Data provided start
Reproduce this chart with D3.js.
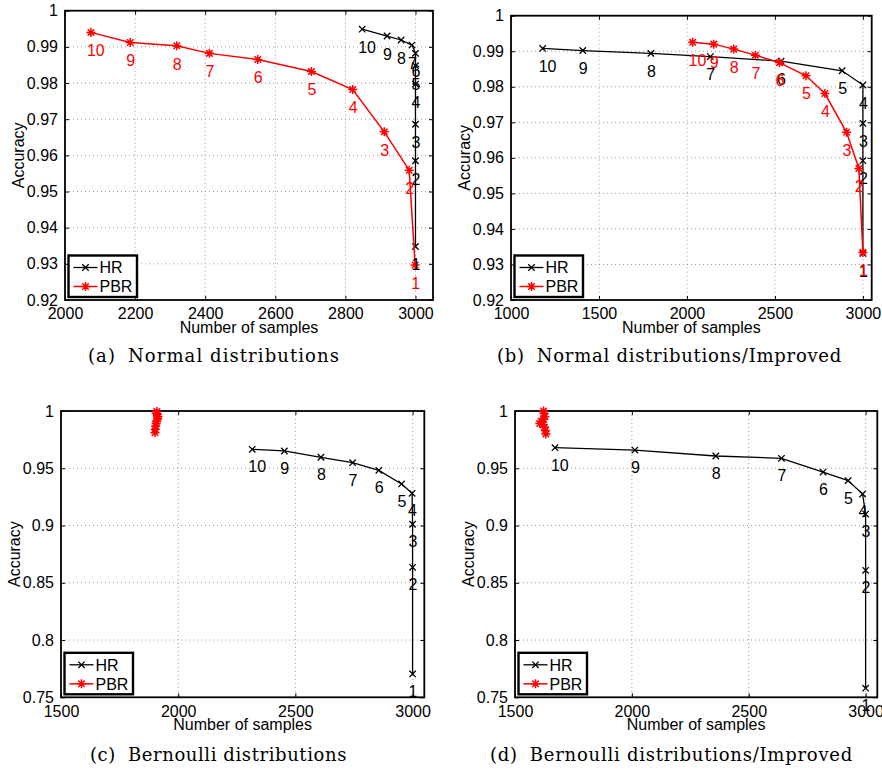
<!DOCTYPE html>
<html>
<head>
<meta charset="utf-8">
<script src="https://cdn.jsdelivr.net/npm/d3@7"></script>
<style>
  body { margin: 0; background: #fff; }
  svg { display: block; }
  text { font-family: "Liberation Sans", Arial, sans-serif; }
  .cap { font-family: "DejaVu Serif", "Liberation Serif", serif; }
</style>
</head>
<body>
<div id="chart"></div>
<script>
// point numbers written next to each marker
const pointLabels = ["1","2","3","4","5","6","7","8","9","10"];
const seriesNames = ["HR", "PBR"];

// (a) Normal distributions
const hrA_x  = [3000, 3000, 3000, 3000, 3000, 3000, 2990, 2959, 2919, 2848];
const hrA_y  = [0.9348, 0.9585, 0.9686, 0.9797, 0.9848, 0.9882, 0.9905, 0.9919, 0.9930, 0.9949];
const pbrA_x = [2999, 2982, 2911, 2821, 2703, 2550, 2412, 2319, 2186, 2074];
const pbrA_y = [0.9297, 0.9559, 0.9665, 0.9782, 0.9832, 0.9865, 0.9882, 0.9903, 0.9912, 0.9940];

// (b) Normal distributions/Improved
const hrB_x  = [3000, 3000, 3000, 3000, 2882, 2535, 2133, 1795, 1408, 1180];
const hrB_y  = [0.9331, 0.9592, 0.9697, 0.9805, 0.9845, 0.9872, 0.9885, 0.9894, 0.9902, 0.9908];
const pbrB_x = [3000, 2977, 2907, 2784, 2677, 2526, 2389, 2266, 2152, 2032];
const pbrB_y = [0.9334, 0.9570, 0.9672, 0.9781, 0.9831, 0.9868, 0.9889, 0.9906, 0.9920, 0.9925];

// (c) Bernoulli distributions
const hrC_x  = [3000, 3000, 3000, 2998, 2953, 2856, 2744, 2609, 2453, 2316];
const hrC_y  = [0.7704, 0.8635, 0.9011, 0.9281, 0.9363, 0.9482, 0.9549, 0.9596, 0.9651, 0.9665];
const pbrC_x = [1901, 1902, 1904, 1906, 1908, 1912, 1914, 1911, 1906, 1909];
const pbrC_y = [0.981, 0.984, 0.987, 0.989, 0.991, 0.993, 0.995, 0.997, 0.998, 0.9995];

// (d) Bernoulli distributions/Improved
const hrD_x  = [3000, 3000, 3000, 2987, 2925, 2818, 2640, 2359, 2013, 1671];
const hrD_y  = [0.7580, 0.8609, 0.9100, 0.9275, 0.9392, 0.9467, 0.9587, 0.9607, 0.9659, 0.9680];
const pbrD_x = [1632, 1630, 1626, 1620, 1606, 1612, 1622, 1628, 1624, 1622];
const pbrD_y = [0.980, 0.983, 0.986, 0.988, 0.989, 0.991, 0.993, 0.995, 0.998, 1.000];

// axis ticks
const xTicksA = [2000, 2200, 2400, 2600, 2800, 3000];
const xTicksB = [1000, 1500, 2000, 2500, 3000];
const xTicksC = [1500, 2000, 2500, 3000];
const yTicksAB = [0.92, 0.93, 0.94, 0.95, 0.96, 0.97, 0.98, 0.99, 1];
const yTicksCD = [0.75, 0.8, 0.85, 0.9, 0.95, 1];

const captions = [
  ["(a)", "Normal distributions"],
  ["(b)", "Normal distributions/Improved"],
  ["(c)", "Bernoulli distributions"],
  ["(d)", "Bernoulli distributions/Improved"]
];

const width = 882, height = 771;
const svg = d3.select("#chart").append("svg")
  .attr("width", width).attr("height", height);

const fmt = d3.format("~g");

function drawX(g, x, y, r, color, sw) {
  g.append("path")
    .attr("d", `M${x-r},${y-r}L${x+r},${y+r}M${x-r},${y+r}L${x+r},${y-r}`)
    .attr("stroke", color).attr("stroke-width", sw).attr("fill", "none");
}
function drawStar(g, x, y, r, color, sw) {
  const d = r * 0.72;
  g.append("path")
    .attr("d", `M${x-r},${y}L${x+r},${y}M${x},${y-r}L${x},${y+r}` +
               `M${x-d},${y-d}L${x+d},${y+d}M${x-d},${y+d}L${x+d},${y-d}`)
    .attr("stroke", color).attr("stroke-width", sw).attr("fill", "none");
}

function panel(p) {
  const g = svg.append("g");
  const x = d3.scaleLinear().domain(p.xDomain).range([p.l, p.r]);
  const y = d3.scaleLinear().domain(p.yDomain).range([p.b, p.t]);

  // grid
  g.append("g").selectAll("line").data(p.xTicks).join("line")
    .attr("x1", d => x(d)).attr("x2", d => x(d))
    .attr("y1", p.t).attr("y2", p.b)
    .attr("stroke", "#9a9a9a").attr("stroke-width", 1)
    .attr("stroke-dasharray", "1,3");
  g.append("g").selectAll("line").data(p.yTicks).join("line")
    .attr("x1", p.l).attr("x2", p.r)
    .attr("y1", d => y(d)).attr("y2", d => y(d))
    .attr("stroke", "#9a9a9a").attr("stroke-width", 1)
    .attr("stroke-dasharray", "1,3");

  // axes with inward ticks
  const tk = 4;
  g.append("g").attr("transform", `translate(0,${p.b})`)
    .call(d3.axisBottom(x).tickValues(p.xTicks).tickFormat(d3.format("d"))
      .tickSizeInner(-tk).tickSizeOuter(0).tickPadding(8))
    .call(a => a.select(".domain").remove());
  g.append("g").attr("transform", `translate(0,${p.t})`)
    .call(d3.axisTop(x).tickValues(p.xTicks).tickSizeInner(-tk).tickSizeOuter(0).tickFormat(""))
    .call(a => a.select(".domain").remove());
  g.append("g").attr("transform", `translate(${p.l},0)`)
    .call(d3.axisLeft(y).tickValues(p.yTicks).tickFormat(fmt).tickSizeInner(-tk).tickSizeOuter(0).tickPadding(7))
    .call(a => a.select(".domain").remove());
  g.append("g").attr("transform", `translate(${p.r},0)`)
    .call(d3.axisRight(y).tickValues(p.yTicks).tickSizeInner(-tk).tickSizeOuter(0).tickFormat(""))
    .call(a => a.select(".domain").remove());
  g.selectAll(".tick text").attr("font-size", 16).attr("fill", "#000")
    .attr("font-family", '"Liberation Sans", Arial, sans-serif');
  g.selectAll(".tick line").attr("stroke", "#000");

  g.append("rect").attr("x", p.l).attr("y", p.t)
    .attr("width", p.r - p.l).attr("height", p.b - p.t)
    .attr("fill", "none").attr("stroke", "#000").attr("stroke-width", 1.8);

  // axis titles
  g.append("text").attr("x", (p.l + p.r) / 2).attr("y", p.b + 33)
    .attr("text-anchor", "middle").attr("font-size", 16).text("Number of samples");
  g.append("text")
    .attr("transform", `translate(${p.l - 41},${(p.t + p.b) / 2}) rotate(-90)`)
    .attr("text-anchor", "middle").attr("font-size", 16).text("Accuracy");

  // series
  const line = d3.line().x(d => x(d[0])).y(d => y(d[1]));
  const hr = p.hrX.map((v, i) => [v, p.hrY[i]]);
  const pbr = p.pbrX.map((v, i) => [v, p.pbrY[i]]);

  g.append("path").attr("d", line(hr)).attr("fill", "none")
    .attr("stroke", "#000").attr("stroke-width", 1.3);
  hr.forEach(d => drawX(g, x(d[0]), y(d[1]), 3.2, "#000", 1.3));

  g.append("path").attr("d", line(pbr)).attr("fill", "none")
    .attr("stroke", "#ff0000").attr("stroke-width", 1.5);
  pbr.forEach(d => drawStar(g, x(d[0]), y(d[1]), 4.5, "#ff0000", 1.5));

  // point numbers
  g.append("g").selectAll("text").data(hr).join("text")
    .attr("x", d => x(d[0]) - 4).attr("y", d => y(d[1] - p.off))
    .attr("dy", "0.36em").attr("font-size", 16).attr("fill", "#000")
    .text((d, i) => pointLabels[i]);
  if (p.pbrLabels) {
    g.append("g").selectAll("text").data(pbr).join("text")
      .attr("x", d => x(d[0]) - 4).attr("y", d => y(d[1] - p.off))
      .attr("dy", "0.36em").attr("font-size", 16).attr("fill", "#ff0000")
      .text((d, i) => pointLabels[i]);
  }

  // legend
  const lx = p.l + 3.5, ly = p.b - 44.5;
  const lg = g.append("g");
  lg.append("rect").attr("x", lx).attr("y", ly).attr("width", 68.5).attr("height", 41.5)
    .attr("fill", "#fff").attr("stroke", "#000").attr("stroke-width", 2.4);
  [0, 1].forEach(k => {
    const yy = ly + 12 + k * 19;
    const col = k === 0 ? "#000" : "#ff0000";
    lg.append("line").attr("x1", lx + 5).attr("x2", lx + 29).attr("y1", yy).attr("y2", yy)
      .attr("stroke", col).attr("stroke-width", k === 0 ? 1.3 : 1.5);
    if (k === 0) drawX(lg, lx + 17, yy, 3.2, col, 1.3);
    else drawStar(lg, lx + 17, yy, 4.5, col, 1.5);
    lg.append("text").attr("x", lx + 31).attr("y", yy).attr("dy", "0.36em")
      .attr("font-size", 16).text(seriesNames[k]);
  });

  // caption, spread to the width it has in the reference
  const c = svg.append("text").attr("class", "cap")
    .attr("x", p.capX).attr("y", p.capY).attr("text-anchor", "middle")
    .attr("font-size", 18);
  c.append("tspan").text(p.caption[0]);
  c.append("tspan").attr("dx", 12).text(p.caption[1]);
  const len = c.node().getComputedTextLength() + 12;
  const n = p.caption[0].length + p.caption[1].length;
  c.attr("letter-spacing", Math.max(0, (p.capW - len) / n));
}

panel({ l: 65, r: 433, t: 10.7, b: 300, xDomain: [2000, 3050], yDomain: [0.92, 1],
  xTicks: xTicksA, yTicks: yTicksAB, hrX: hrA_x, hrY: hrA_y, pbrX: pbrA_x, pbrY: pbrA_y,
  off: 0.005, pbrLabels: true, caption: captions[0], capX: 214, capY: 362, capW: 252 });
panel({ l: 511, r: 871.7, t: 15.7, b: 300, xDomain: [1000, 3050], yDomain: [0.92, 1],
  xTicks: xTicksB, yTicks: yTicksAB, hrX: hrB_x, hrY: hrB_y, pbrX: pbrB_x, pbrY: pbrB_y,
  off: 0.005, pbrLabels: true, caption: captions[1], capX: 669.5, capY: 362, capW: 345 });
panel({ l: 61, r: 424.3, t: 411, b: 697.3, xDomain: [1500, 3050], yDomain: [0.75, 1],
  xTicks: xTicksC, yTicks: yTicksCD, hrX: hrC_x, hrY: hrC_y, pbrX: pbrC_x, pbrY: pbrC_y,
  off: 0.015, pbrLabels: false, caption: captions[2], capX: 218.5, capY: 761, capW: 257 });
panel({ l: 515, r: 877.3, t: 411, b: 697.3, xDomain: [1500, 3050], yDomain: [0.75, 1],
  xTicks: xTicksC, yTicks: yTicksCD, hrX: hrD_x, hrY: hrD_y, pbrX: pbrD_x, pbrY: pbrD_y,
  off: 0.015, pbrLabels: false, caption: captions[3], capX: 671.5, capY: 761, capW: 363 });
</script>
</body>
</html>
Data provided end
Exercise requirements: Go from the first line of the listing to the line holding "0.9906, 0.9920, 0.9925];" and, please, transcribe those lines exactly, both included, with no pictures.

Written answer:
Reproduce this chart with D3.js.
<!DOCTYPE html>
<html>
<head>
<meta charset="utf-8">
<script src="https://cdn.jsdelivr.net/npm/d3@7"></script>
<style>
  body { margin: 0; background: #fff; }
  svg { display: block; }
  text { font-family: "Liberation Sans", Arial, sans-serif; }
  .cap { font-family: "DejaVu Serif", "Liberation Serif", serif; }
</style>
</head>
<body>
<div id="chart"></div>
<script>
// point numbers written next to each marker
const pointLabels = ["1","2","3","4","5","6","7","8","9","10"];
const seriesNames = ["HR", "PBR"];

// (a) Normal distributions
const hrA_x  = [3000, 3000, 3000, 3000, 3000, 3000, 2990, 2959, 2919, 2848];
const hrA_y  = [0.9348, 0.9585, 0.9686, 0.9797, 0.9848, 0.9882, 0.9905, 0.9919, 0.9930, 0.9949];
const pbrA_x = [2999, 2982, 2911, 2821, 2703, 2550, 2412, 2319, 2186, 2074];
const pbrA_y = [0.9297, 0.9559, 0.9665, 0.9782, 0.9832, 0.9865, 0.9882, 0.9903, 0.9912, 0.9940];

// (b) Normal distributions/Improved
const hrB_x  = [3000, 3000, 3000, 3000, 2882, 2535, 2133, 1795, 1408, 1180];
const hrB_y  = [0.9331, 0.9592, 0.9697, 0.9805, 0.9845, 0.9872, 0.9885, 0.9894, 0.9902, 0.9908];
const pbrB_x = [3000, 2977, 2907, 2784, 2677, 2526, 2389, 2266, 2152, 2032];
const pbrB_y = [0.9334, 0.9570, 0.9672, 0.9781, 0.9831, 0.9868, 0.9889, 0.9906, 0.9920, 0.9925];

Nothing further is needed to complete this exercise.